Morrie's wife is here with him and I am sure he would attest, as we all would, that family support is something we could not do without.
This year, the maintenance of the machines has fallen on all the members of the class. It has been a great opportunity for the students to learn about the machines that assist us in our craft. The school is geared heavily toward the use of hand tools, but without the help of the machines, we would have very little time to learn those techniques. Neil is taking time to dial in the thickness planer.
Neil's clock is moving right along. He has the components of the stand built and is perfecting the joinery that will hold it together. The complexity of the joinery has forced Neil into practicing on poplar, prior to using his Padauk. He is doing great work and the clock will certainly be an example of that.

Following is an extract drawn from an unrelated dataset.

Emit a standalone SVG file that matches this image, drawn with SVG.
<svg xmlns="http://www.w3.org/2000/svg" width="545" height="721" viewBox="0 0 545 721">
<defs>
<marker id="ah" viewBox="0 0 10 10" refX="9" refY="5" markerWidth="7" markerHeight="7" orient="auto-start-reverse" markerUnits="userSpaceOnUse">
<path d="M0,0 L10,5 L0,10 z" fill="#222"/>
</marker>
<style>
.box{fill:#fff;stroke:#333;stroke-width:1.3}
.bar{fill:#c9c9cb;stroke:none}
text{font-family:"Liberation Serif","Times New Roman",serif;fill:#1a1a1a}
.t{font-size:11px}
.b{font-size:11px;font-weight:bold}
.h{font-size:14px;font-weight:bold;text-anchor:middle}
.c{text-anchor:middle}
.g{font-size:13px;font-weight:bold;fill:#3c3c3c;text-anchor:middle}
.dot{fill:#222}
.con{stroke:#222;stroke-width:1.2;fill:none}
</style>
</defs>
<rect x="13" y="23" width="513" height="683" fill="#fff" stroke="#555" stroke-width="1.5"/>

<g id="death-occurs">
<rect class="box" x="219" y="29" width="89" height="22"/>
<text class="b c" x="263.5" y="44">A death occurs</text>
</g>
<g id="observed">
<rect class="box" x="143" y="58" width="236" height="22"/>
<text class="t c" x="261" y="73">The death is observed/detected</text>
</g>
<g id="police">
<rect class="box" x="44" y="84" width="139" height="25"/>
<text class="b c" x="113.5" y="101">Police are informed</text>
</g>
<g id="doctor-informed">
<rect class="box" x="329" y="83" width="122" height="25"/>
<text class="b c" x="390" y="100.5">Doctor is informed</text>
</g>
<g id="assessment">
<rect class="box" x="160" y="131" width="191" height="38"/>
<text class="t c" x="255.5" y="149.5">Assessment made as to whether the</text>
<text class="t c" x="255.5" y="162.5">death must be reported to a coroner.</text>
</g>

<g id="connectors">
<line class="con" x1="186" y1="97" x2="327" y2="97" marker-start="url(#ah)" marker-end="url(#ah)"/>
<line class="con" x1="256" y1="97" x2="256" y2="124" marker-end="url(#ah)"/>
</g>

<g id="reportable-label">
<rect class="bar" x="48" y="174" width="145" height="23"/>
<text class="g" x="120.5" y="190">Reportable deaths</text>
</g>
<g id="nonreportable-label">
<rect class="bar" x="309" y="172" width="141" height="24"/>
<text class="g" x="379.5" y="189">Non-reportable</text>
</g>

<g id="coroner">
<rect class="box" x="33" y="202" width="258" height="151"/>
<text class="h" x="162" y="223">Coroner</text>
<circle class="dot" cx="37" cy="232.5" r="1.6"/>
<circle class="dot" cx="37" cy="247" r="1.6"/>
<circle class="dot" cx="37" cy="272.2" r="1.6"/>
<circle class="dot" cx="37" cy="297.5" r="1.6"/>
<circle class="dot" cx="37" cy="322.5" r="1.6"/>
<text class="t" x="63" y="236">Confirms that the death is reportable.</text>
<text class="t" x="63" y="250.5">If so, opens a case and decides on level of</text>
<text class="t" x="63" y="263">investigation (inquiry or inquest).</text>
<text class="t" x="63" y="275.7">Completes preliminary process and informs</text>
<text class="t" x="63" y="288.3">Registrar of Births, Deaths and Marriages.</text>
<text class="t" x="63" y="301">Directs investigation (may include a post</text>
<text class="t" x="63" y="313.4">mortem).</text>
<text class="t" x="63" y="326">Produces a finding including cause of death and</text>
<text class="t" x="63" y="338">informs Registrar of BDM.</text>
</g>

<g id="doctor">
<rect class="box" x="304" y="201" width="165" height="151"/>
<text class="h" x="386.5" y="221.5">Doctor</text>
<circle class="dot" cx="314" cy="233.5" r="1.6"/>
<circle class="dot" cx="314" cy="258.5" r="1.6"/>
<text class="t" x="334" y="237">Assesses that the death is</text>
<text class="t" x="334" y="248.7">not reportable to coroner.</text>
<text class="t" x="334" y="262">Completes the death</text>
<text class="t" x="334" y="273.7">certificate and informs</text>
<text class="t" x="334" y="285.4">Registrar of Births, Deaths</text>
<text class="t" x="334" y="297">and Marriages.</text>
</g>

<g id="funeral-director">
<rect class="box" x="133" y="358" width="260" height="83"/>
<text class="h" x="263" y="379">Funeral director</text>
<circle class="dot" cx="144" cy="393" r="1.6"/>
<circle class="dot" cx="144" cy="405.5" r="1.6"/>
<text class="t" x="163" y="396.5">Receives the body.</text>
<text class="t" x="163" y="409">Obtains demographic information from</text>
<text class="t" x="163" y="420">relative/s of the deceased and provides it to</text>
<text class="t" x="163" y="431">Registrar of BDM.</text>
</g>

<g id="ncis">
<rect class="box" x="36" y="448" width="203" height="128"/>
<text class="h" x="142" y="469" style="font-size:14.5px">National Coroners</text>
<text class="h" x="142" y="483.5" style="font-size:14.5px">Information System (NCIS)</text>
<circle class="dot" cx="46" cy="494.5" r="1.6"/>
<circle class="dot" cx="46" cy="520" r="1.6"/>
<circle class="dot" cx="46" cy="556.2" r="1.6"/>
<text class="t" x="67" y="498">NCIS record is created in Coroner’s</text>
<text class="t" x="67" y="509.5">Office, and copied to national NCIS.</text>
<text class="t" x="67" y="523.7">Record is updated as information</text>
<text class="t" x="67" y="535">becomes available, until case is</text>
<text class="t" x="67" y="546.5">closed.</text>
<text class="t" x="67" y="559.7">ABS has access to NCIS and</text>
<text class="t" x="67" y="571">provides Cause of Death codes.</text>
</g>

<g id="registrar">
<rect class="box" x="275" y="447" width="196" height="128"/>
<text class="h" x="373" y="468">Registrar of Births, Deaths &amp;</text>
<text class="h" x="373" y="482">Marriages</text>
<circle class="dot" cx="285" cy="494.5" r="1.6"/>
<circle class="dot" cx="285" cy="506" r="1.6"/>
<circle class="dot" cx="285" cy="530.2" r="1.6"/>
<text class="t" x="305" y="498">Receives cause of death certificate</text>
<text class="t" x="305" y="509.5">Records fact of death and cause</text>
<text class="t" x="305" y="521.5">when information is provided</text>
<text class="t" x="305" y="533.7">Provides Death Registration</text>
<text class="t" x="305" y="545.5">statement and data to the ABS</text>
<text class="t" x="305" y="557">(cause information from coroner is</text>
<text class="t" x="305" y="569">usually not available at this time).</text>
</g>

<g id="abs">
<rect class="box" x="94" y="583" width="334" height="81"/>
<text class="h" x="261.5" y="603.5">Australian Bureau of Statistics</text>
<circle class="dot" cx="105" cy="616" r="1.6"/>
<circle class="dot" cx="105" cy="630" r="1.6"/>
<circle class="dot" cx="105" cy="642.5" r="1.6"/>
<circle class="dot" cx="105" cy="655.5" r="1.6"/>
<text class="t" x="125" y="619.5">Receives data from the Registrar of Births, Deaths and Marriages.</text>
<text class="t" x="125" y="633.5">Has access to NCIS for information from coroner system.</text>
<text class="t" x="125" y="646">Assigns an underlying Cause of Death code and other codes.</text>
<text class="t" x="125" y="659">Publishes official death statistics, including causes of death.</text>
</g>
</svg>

Steve has been a great addition to a very strong craftsman class at Inside Passage. Currently, he is working on his mortise and tenon joinery exercise and his wedged tenons are structurally sound and beautiful. Some students are making small saw horses that fit into the tool well on their work bench while others are making standard size saw horses. Both sets are of european design and made out of Ash. They make great companions in any shop and were made popular by James Krenov.
What blog entry would be complete without a couple pics of our shop dog, Lacey? The last couple of weeks, Lacey has also had a new project to tend to. She has been stalking our new shop cat, Josey. Josey is a cat belonging to Rob Van Norman, and while he is in Roberts Creek helping out his family and the school, Josey has been spending her time in Robert's benchroom. Lacey is ever watchful of an opportunity to sneak in and pester the cat, mostly out of curiosity- we hope.